Coin Toss Probability Challenge

Solution & Explanation

The problem of calculating the expected number of coin flips required to achieve two consecutive heads is a classic example of a problem that can be solved using probability concepts, specifically the Negative Binomial Distribution.

Understanding the Problem

• We need to compute the expected number of coin tosses until we achieve two consecutive heads.
• A fair coin is used, meaning the probability of getting a head (H) in a single toss is $p = 0.5$.
• We are looking for two consecutive heads, denoted as HH.

Approach

1. Negative Binomial Distribution:

   • This distribution models the number of trials required to achieve a fixed number of successes in a sequence of independent Bernoulli trials.
   • For our problem, a "success" is getting a head (H), and we want two consecutive successes.

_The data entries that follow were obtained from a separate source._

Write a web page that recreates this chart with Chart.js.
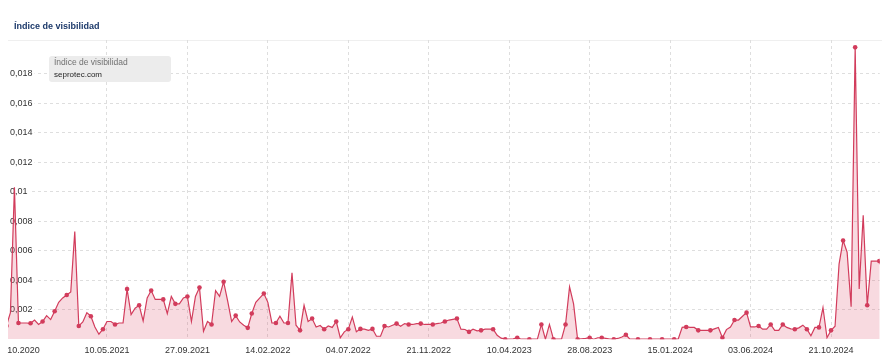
<!DOCTYPE html>
<html>
<head>
<meta charset="utf-8">
<script src="https://cdn.jsdelivr.net/npm/chart.js@4.4.1/dist/chart.umd.min.js"></script>
<style>
  html, body { margin: 0; padding: 0; background: #fff; }
  #wrap { position: relative; width: 882px; height: 361px; }
</style>
</head>
<body>
<div id="wrap"><canvas id="c"></canvas></div>
<script>
// ---- data ----
const chartTitle = 'Índice de visibilidad';
const seriesLabel = 'Índice de visibilidad';
const domainLabel = 'seprotec.com';

// weekly values (index = week number of the series)
const visibility = [
  0.0009, 0.0018, 0.0103, 0.0011, 0.0011, 0.0011, 0.00108, 0.0013, 0.001, 0.0012,
  0.0016, 0.00133, 0.0019, 0.0025, 0.0028, 0.003, 0.0032, 0.0073, 0.0009, 0.00117,
  0.0018, 0.00156, 0.00083, 0.00034, 0.00068, 0.0012, 0.0012, 0.001, 0.0011, 0.0011,
  0.0034, 0.00167, 0.0021, 0.0023, 0.00124, 0.0028, 0.0033, 0.0027, 0.0027, 0.0027,
  0.00174, 0.0029, 0.0024, 0.0024, 0.0028, 0.0029, 0.0012, 0.0029, 0.0035, 0.00054,
  0.0012, 0.001, 0.0033, 0.0029, 0.0039, 0.0026, 0.0012, 0.0016, 0.00117, 0.00095,
  0.00077, 0.00174, 0.0025, 0.0028, 0.0031, 0.0025, 0.0011, 0.0011, 0.00156, 0.0011,
  0.0011, 0.0045, 0.00095, 0.0006, 0.0023, 0.0012, 0.0014, 0.00083, 0.00093, 0.00068,
  0.0009, 0.0008, 0.0012, 0.0001, 0.0005, 0.00068, 0.0015, 0.0005, 0.0007, 0.00068,
  0.0006, 0.0007, 0.0002, 0.0002, 0.0009, 0.00083, 0.00095, 0.00106, 0.00088, 0.00106,
  0.001, 0.001, 0.00106, 0.00106, 0.001, 0.001, 0.001, 0.00106, 0.0011, 0.0012,
  0.0013, 0.00135, 0.0014, 0.00068, 0.00066, 0.0005, 0.00068, 0.00057, 0.0006, 0.00068,
  0.00068, 0.00068, 0.00027, 0.00007, 0, 0, 0.00002, 0.0001, 0, 0,
  0, 0, 0, 0.001, 0, 0.001, 0, 0, 0, 0.001,
  0.00355, 0.0024, 0, 0.00003, 0.00005, 0.0001, 0, 0.0001, 0.0001, 0.00005,
  0, 0, 0.00005, 0.00015, 0.0003, 0, 0, 0, 0, 0,
  0, 0, 0, 0, 0, 0, 0, 0, 0.0008, 0.00083,
  0.0008, 0.0008, 0.0006, 0.0006, 0.0006, 0.0006, 0.0007, 0.0008, 0.0001, 0.00065,
  0.00083, 0.0013, 0.0013, 0.00156, 0.0018, 0.00083, 0.00083, 0.0009, 0.00068, 0.00068,
  0.001, 0.0006, 0.0006, 0.001, 0.0008, 0.0007, 0.00068, 0.00077, 0.00095, 0.00068,
  0.00023, 0.0008, 0.0008, 0.00215, 0.0001, 0.0006, 0.00088, 0.0051, 0.0067, 0.0059,
  0.0022, 0.0198, 0.0034, 0.0084, 0.0023, 0.0053, 0.0053, 0.0053, 0.0045
];

// x-axis tick labels and the week they sit on
const xTickLabels = ['10.2020', '10.05.2021', '27.09.2021', '14.02.2022', '04.07.2022',
  '21.11.2022', '10.04.2023', '28.08.2023', '15.01.2024', '03.06.2024', '21.10.2024'];
const xTickWeeks = [4.24, 25, 45, 65, 85, 105, 125, 145, 165, 185, 205];

// y-axis tick values
const yTickValues = [0.002, 0.004, 0.006, 0.008, 0.01, 0.012, 0.014, 0.016, 0.018];

// ---- chart ----
const points = visibility.map((v, i) => ({ x: i, y: v }));

const LINE = '#d23c5c';
const FILL = 'rgba(220, 70, 100, 0.2)';
const GRID = '#dedede';
const FONT = '"Liberation Sans", Arial, Helvetica, sans-serif';

const decor = {
  id: 'decor',
  beforeDraw(chart) {
    const ctx = chart.ctx;
    ctx.save();
    ctx.fillStyle = '#fff';
    ctx.fillRect(0, 0, chart.width, chart.height);
    ctx.fillStyle = '#1d3a6b';
    ctx.font = 'bold 9px ' + FONT;
    ctx.textBaseline = 'middle';
    ctx.textAlign = 'left';
    ctx.fillText(chartTitle, 14, 27);
    ctx.strokeStyle = '#efefef';
    ctx.lineWidth = 1;
    ctx.beginPath();
    ctx.moveTo(8, 40.5);
    ctx.lineTo(chart.width, 40.5);
    ctx.stroke();
    ctx.restore();
  },
  afterDraw(chart) {
    const ctx = chart.ctx;
    ctx.save();
    ctx.fillStyle = '#ececec';
    ctx.beginPath();
    ctx.roundRect(49, 56, 122, 26, 3);
    ctx.fill();
    ctx.textBaseline = 'middle';
    ctx.textAlign = 'left';
    ctx.fillStyle = '#707070';
    ctx.font = '8.5px ' + FONT;
    ctx.fillText(seriesLabel, 54, 63);
    ctx.fillStyle = '#1e1e1e';
    ctx.font = '8px ' + FONT;
    ctx.fillText(domainLabel, 54, 74.5);
    ctx.restore();
  }
};

new Chart(document.getElementById('c'), {
  type: 'line',
  data: {
    datasets: [{
      data: points,
      borderColor: LINE,
      backgroundColor: FILL,
      borderWidth: 1.2,
      fill: 'origin',
      tension: 0,
      pointRadius: ctx => {
        const i = ctx.dataIndex;
        const dot = i <= 60 ? i % 3 === 0 : i % 3 === 1;
        return dot ? 2.3 : 0;
      },
      pointBackgroundColor: LINE,
      pointBorderWidth: 0,
      pointHoverRadius: 0
    }]
  },
  options: {
    responsive: true,
    maintainAspectRatio: false,
    animation: false,
    devicePixelRatio: 1,
    layout: { padding: { left: 4, right: -2.3, top: 40, bottom: -1 } },
    plugins: { legend: { display: false }, tooltip: { enabled: false }, title: { display: false } },
    scales: {
      x: {
        type: 'linear',
        min: 0.4,
        max: 217.1,
        afterBuildTicks: s => { s.ticks = xTickWeeks.map(v => ({ value: v })); },
        afterFit: s => { s.paddingLeft = 0; s.paddingRight = 0; },
        ticks: {
          autoSkip: false,
          maxRotation: 0,
          padding: 6,
          color: '#333',
          font: { family: FONT, size: 9 },
          callback: (v, i) => xTickLabels[i]
        },
        grid: {
          drawTicks: false,
          color: ctx => (ctx.index === 0 ? 'rgba(0,0,0,0)' : GRID),
          lineWidth: 1
        },
        border: { display: false, dash: [3, 3] }
      },
      y: {
        min: 0,
        max: 0.0203,
        afterBuildTicks: s => { s.ticks = yTickValues.map(v => ({ value: v })); },
        ticks: {
          mirror: true,
          padding: 2,
          color: '#333',
          font: { family: FONT, size: 9 },
          showLabelBackdrop: true,
          backdropColor: '#fff',
          backdropPadding: { left: 2, right: 2, top: 0, bottom: 0 },
          callback: v => String(+v.toFixed(3)).replace('.', ',')
        },
        grid: { drawTicks: false, color: GRID, lineWidth: 1 },
        border: { display: false, dash: [3, 3] }
      }
    }
  },
  plugins: [decor]
});
</script>
</body>
</html>
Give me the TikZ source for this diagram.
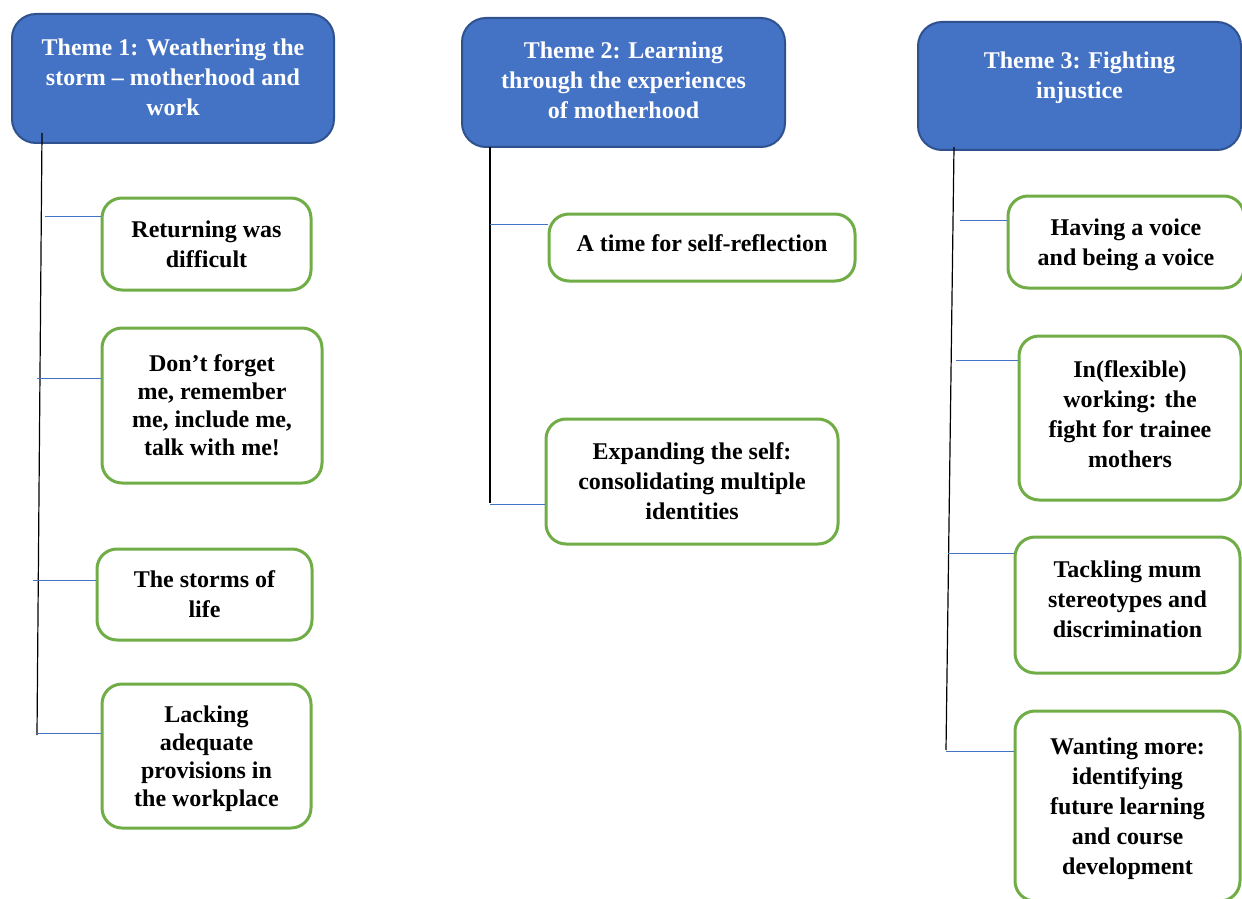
\documentclass[tikz,border=0pt]{standalone}
\usepackage{fontspec}
\setmainfont{Liberation Serif}
\definecolor{hdrblue}{HTML}{4472C4}
\definecolor{hdredge}{HTML}{2F528F}
\definecolor{subgreen}{HTML}{70AD47}
\tikzset{
  theme/.style={rectangle,rounded corners=12pt,draw=hdredge,line width=1pt,fill=hdrblue,
    text=white,font=\fontsize{12pt}{15pt}\selectfont\bfseries,align=center,inner sep=0pt},
  subtheme/.style={rectangle,rounded corners=10pt,draw=subgreen,line width=1.5pt,fill=white,
    font=\fontsize{12pt}{15pt}\selectfont\bfseries,align=center,inner sep=0pt},
  tight/.style={font=\fontsize{12pt}{14pt}\selectfont\bfseries},
  spine/.style={black,line width=0.6pt},
  twig/.style={hdrblue,line width=0.5pt}
}
\begin{document}
\begin{tikzpicture}[x=0.5pt,y=-0.5pt]
\useasboundingbox (0,0) rectangle (1242,899);
\clip (0,0) rectangle (1242,899);
% theme headers
\node [theme,minimum width=161pt,minimum height=64.5pt,text depth=1pt] (t1) at (173,78.5)
  {Theme 1: Weathering the\\storm -- motherhood and\\work};
\node [theme,minimum width=161.5pt,minimum height=64.5pt,text depth=2pt] (t2) at (623.5,82.5)
  {Theme 2: Learning\\through the experiences\\of motherhood};
\node [theme,minimum width=161.5pt,minimum height=64pt,text depth=11pt] (t3) at (1079.5,86)
  {Theme 3: Fighting\\injustice};
% sub-themes of theme 1
\node [subtheme,minimum width=104.5pt,minimum height=46pt] (t1a) at (206.5,244)
  {Returning was\\difficult};
\node [subtheme,tight,minimum width=110pt,minimum height=77.5pt] (t1b) at (212,405.5)
  {Don’t forget\\me, remember\\me, include me,\\talk with me!};
\node [subtheme,minimum width=107.5pt,minimum height=45.5pt] (t1c) at (204.5,594.5)
  {The storms of\\life};
\node [subtheme,tight,minimum width=104.5pt,minimum height=72pt,text depth=-5pt] (t1d) at (206.5,756)
  {Lacking\\adequate\\provisions in\\the workplace};
% sub-themes of theme 2
\node [subtheme,minimum width=153pt,minimum height=33.5pt,text depth=4pt] (t2a) at (702,247.5)
  {A time for self-reflection};
\node [subtheme,minimum width=146pt,minimum height=62.5pt] (t2b) at (692,481.5)
  {Expanding the self:\\consolidating multiple\\identities};
% sub-themes of theme 3
\node [subtheme,minimum width=118pt,minimum height=46pt,text depth=-1pt] (t3a) at (1126,242)
  {Having a voice\\and being a voice};
\node [subtheme,minimum width=111pt,minimum height=82pt,text depth=4pt] (t3b) at (1130,418)
  {In(flexible)\\working: the\\fight for trainee\\mothers};
\node [subtheme,minimum width=112.5pt,minimum height=68pt,text depth=6pt] (t3c) at (1127.5,605)
  {Tackling mum\\stereotypes and\\discrimination};
\node [subtheme,minimum width=112.5pt,minimum height=95pt,text depth=0pt] (t3d) at (1127.5,806)
  {Wanting more:\\identifying\\future learning\\and course\\development};
% spines
\coordinate (s1top) at (42,133);
\coordinate (s1end) at (37,735);
\coordinate (s2top) at (490,147);
\coordinate (s2end) at (490,503);
\coordinate (s3top) at (954,147);
\coordinate (s3end) at (946,750);
\draw [spine] (s1top) -- (s1end);
\draw [spine] (s2top) -- (s2end);
\draw [spine] (s3top) -- (s3end);
% twigs
\coordinate (w1a) at (45,216);
\coordinate (w1b) at (37,378);
\coordinate (w1c) at (33,580);
\coordinate (w1d) at (37,733);
\coordinate (w2a) at (490,224);
\coordinate (w2b) at (490,504);
\coordinate (w3a) at (960,220);
\coordinate (w3b) at (956,360);
\coordinate (w3c) at (948,553);
\coordinate (w3d) at (946,751);
\foreach \w/\b in {w1a/t1a,w1b/t1b,w1c/t1c,w1d/t1d,w2a/t2a,w2b/t2b,w3a/t3a,w3b/t3b,w3c/t3c,w3d/t3d}
  \draw [twig] (\w) -- (\w -| \b.west);
\end{tikzpicture}
\end{document}
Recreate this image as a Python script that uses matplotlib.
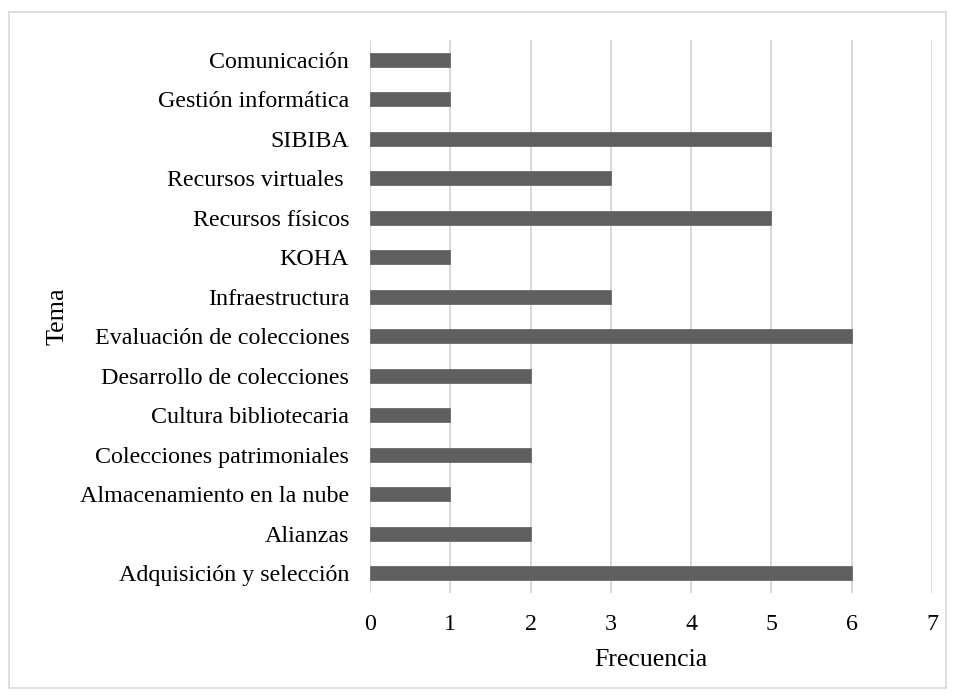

2. Mathematical Formulation:

   • Let $n$ be the number of consecutive heads (successes) we want, which is 2.

   • The probability of success $p$ for each trial (coin flip) is 0.5.

   • The expected number of trials (coin flips) to achieve $n$ consecutive successes is given by:

     $E[X] = \frac{n}{p} = \frac{2}{0.5} = 4$

Explanation

• Expected Value Calculation:

  • The expected number of flips to get the first head is $2$ (since $1/p = 2$).
  • After the first head, the expected number of additional flips to get another head is again $2$.
  • Therefore, on average, it takes $4$ flips to get two consecutive heads.

• Intuition:

  • The first head can occur at any time, and then we are essentially starting over to get another head. Hence, the problem can be broken down into smaller independent trials.

Conclusion

The expected number of coin flips required to achieve two consecutive heads is 4. This result is derived using the properties of the negative binomial distribution and understanding the independence of coin tosses in achieving consecutive successes.

By breaking down the problem into manageable parts and applying the negative binomial distribution, we can effectively determine the expected number of trials needed to achieve our desired outcome of two consecutive heads.